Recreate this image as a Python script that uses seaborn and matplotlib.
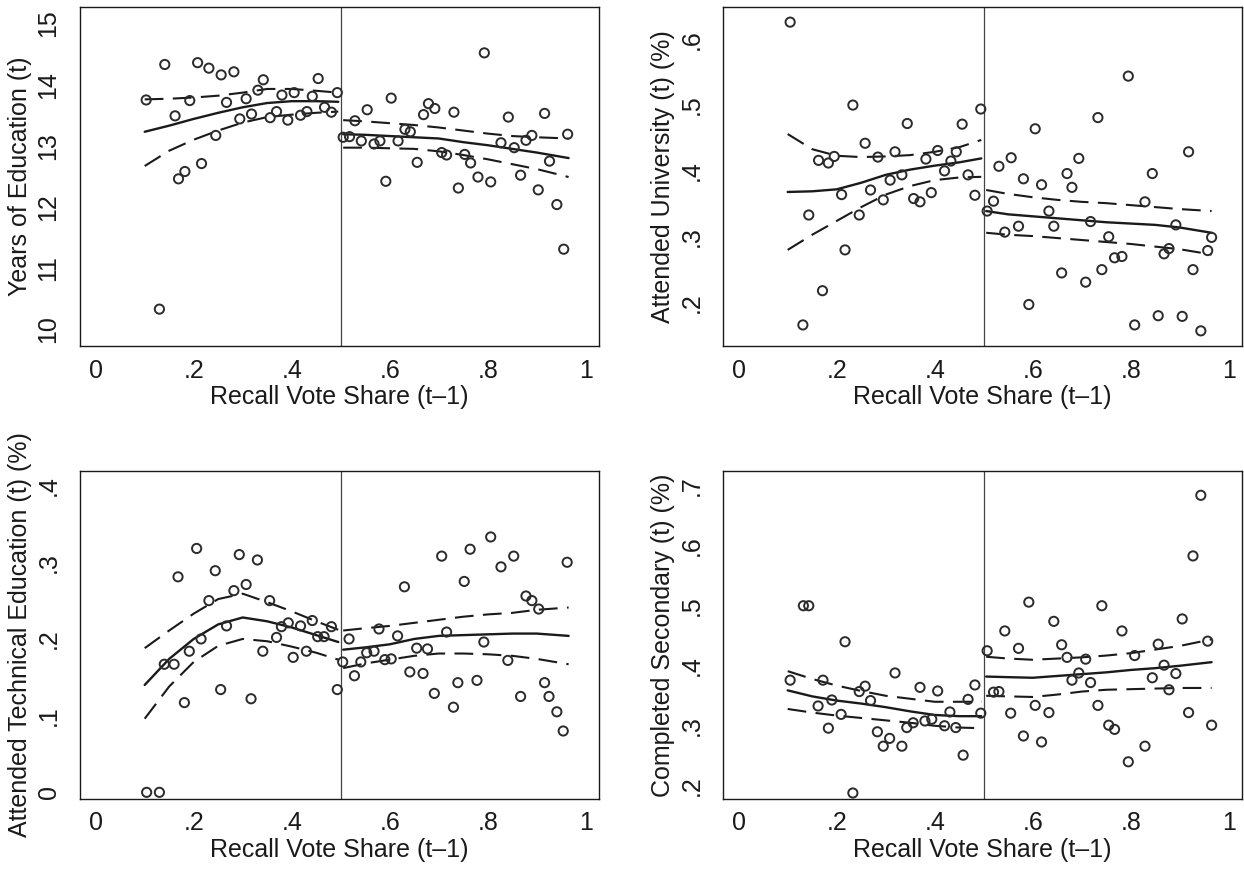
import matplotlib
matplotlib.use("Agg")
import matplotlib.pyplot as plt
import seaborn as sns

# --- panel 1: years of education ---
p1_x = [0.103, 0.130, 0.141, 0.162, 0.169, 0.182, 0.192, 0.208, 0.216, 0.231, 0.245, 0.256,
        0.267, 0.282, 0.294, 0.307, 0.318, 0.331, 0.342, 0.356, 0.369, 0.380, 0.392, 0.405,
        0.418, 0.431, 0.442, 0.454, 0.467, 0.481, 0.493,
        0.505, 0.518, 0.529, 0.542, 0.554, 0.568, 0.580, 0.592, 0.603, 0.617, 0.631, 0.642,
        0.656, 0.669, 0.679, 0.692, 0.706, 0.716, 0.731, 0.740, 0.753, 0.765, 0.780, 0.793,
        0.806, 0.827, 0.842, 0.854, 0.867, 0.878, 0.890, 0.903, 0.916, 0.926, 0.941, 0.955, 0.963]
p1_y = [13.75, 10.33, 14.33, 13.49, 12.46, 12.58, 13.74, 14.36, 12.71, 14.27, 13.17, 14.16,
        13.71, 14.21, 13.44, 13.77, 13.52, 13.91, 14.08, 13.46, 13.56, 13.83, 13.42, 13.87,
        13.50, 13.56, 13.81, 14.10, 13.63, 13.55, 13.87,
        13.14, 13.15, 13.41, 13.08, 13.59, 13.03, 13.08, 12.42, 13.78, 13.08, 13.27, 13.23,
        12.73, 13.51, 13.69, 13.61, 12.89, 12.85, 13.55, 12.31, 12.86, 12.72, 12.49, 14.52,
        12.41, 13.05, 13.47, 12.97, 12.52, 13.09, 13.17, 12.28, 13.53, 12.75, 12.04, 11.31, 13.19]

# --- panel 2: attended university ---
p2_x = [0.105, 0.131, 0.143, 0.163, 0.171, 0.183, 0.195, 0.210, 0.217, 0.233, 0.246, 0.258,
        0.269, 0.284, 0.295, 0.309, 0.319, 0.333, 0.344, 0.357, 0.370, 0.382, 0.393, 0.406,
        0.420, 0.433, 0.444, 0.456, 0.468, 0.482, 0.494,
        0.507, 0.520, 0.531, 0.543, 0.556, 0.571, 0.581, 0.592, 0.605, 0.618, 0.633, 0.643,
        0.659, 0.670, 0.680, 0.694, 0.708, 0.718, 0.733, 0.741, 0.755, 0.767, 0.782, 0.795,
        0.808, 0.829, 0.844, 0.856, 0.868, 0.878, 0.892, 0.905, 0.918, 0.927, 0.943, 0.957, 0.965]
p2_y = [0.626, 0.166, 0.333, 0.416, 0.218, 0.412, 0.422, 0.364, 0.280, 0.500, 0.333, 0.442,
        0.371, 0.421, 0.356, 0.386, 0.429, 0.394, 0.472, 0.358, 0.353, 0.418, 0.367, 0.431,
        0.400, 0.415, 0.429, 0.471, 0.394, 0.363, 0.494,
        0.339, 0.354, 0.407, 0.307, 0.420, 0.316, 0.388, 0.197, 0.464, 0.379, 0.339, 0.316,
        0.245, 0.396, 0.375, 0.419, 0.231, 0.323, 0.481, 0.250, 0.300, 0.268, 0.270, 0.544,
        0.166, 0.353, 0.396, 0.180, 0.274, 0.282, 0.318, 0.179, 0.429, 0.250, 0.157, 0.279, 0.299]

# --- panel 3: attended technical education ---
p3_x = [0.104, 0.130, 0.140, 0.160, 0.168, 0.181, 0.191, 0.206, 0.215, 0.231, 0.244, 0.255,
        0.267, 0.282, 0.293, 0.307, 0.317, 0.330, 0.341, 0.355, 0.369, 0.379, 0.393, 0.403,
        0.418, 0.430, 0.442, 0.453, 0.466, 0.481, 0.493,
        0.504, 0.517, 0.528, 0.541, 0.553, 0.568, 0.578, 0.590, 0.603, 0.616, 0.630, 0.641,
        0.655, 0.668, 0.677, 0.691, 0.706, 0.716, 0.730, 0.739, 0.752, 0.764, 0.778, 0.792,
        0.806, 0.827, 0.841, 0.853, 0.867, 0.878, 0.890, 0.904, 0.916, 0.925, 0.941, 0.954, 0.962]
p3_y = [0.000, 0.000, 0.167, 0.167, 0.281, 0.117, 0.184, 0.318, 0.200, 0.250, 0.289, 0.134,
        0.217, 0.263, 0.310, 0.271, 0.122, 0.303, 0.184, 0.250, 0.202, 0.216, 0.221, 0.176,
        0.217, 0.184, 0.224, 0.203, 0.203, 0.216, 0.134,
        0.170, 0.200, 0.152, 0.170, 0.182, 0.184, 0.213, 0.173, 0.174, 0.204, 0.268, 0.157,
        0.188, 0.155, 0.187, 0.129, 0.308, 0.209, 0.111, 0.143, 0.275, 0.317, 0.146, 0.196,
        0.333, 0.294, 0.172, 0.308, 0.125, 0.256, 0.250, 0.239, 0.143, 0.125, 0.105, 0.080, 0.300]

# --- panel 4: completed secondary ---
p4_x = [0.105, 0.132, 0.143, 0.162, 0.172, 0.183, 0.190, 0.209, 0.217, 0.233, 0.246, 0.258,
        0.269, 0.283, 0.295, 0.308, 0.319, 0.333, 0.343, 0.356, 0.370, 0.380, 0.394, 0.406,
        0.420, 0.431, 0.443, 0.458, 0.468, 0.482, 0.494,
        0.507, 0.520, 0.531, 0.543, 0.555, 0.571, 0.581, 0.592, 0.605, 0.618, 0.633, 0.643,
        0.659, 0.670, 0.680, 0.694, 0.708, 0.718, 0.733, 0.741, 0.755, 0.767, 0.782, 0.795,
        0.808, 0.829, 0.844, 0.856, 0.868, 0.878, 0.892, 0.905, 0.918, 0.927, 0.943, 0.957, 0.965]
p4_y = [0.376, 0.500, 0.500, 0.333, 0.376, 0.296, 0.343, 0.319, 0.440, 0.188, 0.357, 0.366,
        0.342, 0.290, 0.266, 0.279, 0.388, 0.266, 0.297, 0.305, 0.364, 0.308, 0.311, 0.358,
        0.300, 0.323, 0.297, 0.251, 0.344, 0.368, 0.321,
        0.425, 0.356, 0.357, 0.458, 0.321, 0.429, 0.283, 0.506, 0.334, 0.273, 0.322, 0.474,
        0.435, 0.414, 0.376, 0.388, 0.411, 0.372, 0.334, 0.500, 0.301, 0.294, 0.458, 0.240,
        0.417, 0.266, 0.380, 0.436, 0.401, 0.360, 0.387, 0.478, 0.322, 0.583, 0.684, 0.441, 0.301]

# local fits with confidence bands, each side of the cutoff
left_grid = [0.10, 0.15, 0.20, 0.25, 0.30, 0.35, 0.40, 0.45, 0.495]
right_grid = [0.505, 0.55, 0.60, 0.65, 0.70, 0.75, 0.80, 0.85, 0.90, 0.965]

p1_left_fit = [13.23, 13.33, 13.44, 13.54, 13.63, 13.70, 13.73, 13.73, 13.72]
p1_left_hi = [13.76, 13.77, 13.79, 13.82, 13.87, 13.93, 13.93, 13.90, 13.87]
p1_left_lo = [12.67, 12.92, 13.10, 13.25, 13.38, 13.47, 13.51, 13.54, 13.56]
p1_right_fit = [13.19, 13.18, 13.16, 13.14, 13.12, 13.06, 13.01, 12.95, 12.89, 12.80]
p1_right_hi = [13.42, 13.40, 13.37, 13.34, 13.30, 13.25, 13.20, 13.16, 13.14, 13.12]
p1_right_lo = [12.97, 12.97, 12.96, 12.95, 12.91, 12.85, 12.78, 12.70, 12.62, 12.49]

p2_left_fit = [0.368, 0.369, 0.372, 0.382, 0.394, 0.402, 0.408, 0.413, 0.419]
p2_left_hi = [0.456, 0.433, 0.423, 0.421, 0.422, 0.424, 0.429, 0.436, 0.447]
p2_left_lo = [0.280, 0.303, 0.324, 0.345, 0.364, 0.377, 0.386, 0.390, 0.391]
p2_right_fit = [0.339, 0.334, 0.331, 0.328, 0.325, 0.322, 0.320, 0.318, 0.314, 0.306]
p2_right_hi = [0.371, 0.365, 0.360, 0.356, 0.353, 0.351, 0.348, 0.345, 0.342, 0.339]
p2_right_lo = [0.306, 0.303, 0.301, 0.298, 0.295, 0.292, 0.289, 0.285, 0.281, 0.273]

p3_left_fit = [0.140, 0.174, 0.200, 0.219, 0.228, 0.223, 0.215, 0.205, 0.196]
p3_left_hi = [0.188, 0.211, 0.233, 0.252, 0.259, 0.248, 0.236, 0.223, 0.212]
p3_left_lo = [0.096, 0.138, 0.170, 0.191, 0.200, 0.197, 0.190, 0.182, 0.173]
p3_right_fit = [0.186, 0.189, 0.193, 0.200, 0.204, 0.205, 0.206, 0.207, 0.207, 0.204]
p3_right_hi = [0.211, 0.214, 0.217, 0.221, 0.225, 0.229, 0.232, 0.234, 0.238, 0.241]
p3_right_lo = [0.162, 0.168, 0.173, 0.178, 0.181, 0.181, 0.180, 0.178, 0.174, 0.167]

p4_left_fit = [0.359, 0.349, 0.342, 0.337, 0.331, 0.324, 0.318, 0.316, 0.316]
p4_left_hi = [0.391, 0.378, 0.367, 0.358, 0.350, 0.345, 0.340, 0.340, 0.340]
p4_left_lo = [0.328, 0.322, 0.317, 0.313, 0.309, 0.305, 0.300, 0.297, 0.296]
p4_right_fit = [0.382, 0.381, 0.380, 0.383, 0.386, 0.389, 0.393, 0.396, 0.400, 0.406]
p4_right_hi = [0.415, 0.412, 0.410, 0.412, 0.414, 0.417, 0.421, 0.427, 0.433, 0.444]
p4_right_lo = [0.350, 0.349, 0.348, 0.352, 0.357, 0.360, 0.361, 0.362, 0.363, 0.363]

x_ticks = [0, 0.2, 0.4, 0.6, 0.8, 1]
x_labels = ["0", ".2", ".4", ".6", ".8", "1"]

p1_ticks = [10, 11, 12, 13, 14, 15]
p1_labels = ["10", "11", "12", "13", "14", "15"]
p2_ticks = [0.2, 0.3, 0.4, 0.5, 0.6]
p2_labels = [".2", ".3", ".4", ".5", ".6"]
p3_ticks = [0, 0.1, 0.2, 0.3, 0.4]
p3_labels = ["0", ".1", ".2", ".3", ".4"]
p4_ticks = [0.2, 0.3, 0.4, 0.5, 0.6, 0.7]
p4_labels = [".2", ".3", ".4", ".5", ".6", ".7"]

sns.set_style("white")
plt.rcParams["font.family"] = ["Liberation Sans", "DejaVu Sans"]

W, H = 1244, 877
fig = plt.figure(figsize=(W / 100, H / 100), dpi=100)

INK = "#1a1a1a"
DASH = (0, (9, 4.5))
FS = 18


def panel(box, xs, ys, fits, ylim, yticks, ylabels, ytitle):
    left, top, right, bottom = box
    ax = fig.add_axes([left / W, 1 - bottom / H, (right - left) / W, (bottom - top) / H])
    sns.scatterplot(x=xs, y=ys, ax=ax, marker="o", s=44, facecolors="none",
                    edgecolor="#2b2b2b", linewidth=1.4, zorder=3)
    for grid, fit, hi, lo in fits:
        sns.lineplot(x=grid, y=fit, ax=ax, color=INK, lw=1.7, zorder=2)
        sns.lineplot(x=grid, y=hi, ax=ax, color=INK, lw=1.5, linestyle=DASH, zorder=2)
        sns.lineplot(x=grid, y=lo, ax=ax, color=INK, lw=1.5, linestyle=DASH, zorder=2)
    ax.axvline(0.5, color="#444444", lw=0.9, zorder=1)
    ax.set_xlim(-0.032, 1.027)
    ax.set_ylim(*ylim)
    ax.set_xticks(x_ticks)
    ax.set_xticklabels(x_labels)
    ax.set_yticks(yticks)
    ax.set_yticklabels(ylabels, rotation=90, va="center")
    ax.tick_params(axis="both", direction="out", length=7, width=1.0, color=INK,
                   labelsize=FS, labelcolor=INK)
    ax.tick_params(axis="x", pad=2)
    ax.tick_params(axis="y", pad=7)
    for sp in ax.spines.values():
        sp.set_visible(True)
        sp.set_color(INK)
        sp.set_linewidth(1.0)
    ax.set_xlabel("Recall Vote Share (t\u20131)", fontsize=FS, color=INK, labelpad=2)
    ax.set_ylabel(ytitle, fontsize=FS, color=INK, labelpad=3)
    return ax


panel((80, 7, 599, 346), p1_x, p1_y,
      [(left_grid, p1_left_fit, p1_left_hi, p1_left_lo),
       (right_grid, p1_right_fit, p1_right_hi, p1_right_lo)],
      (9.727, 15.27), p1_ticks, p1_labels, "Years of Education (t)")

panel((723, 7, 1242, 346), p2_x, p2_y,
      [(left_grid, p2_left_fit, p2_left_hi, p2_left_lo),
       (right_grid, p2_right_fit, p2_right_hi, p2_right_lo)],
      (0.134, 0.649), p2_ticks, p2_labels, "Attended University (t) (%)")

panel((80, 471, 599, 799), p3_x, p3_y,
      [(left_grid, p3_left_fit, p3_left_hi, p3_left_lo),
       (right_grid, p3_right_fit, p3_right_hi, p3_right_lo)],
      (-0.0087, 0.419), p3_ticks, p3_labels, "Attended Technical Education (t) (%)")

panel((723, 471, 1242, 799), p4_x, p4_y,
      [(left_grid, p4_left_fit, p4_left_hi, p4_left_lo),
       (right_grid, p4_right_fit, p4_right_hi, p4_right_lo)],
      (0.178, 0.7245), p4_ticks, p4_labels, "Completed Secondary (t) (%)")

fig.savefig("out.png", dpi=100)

※

Problem requirements
Copy whichever lines in the listing above contain the word "matplotlib".

Task solution
Recreate this image as a Python script that uses seaborn and matplotlib.
import matplotlib
matplotlib.use("Agg")
import matplotlib.pyplot as plt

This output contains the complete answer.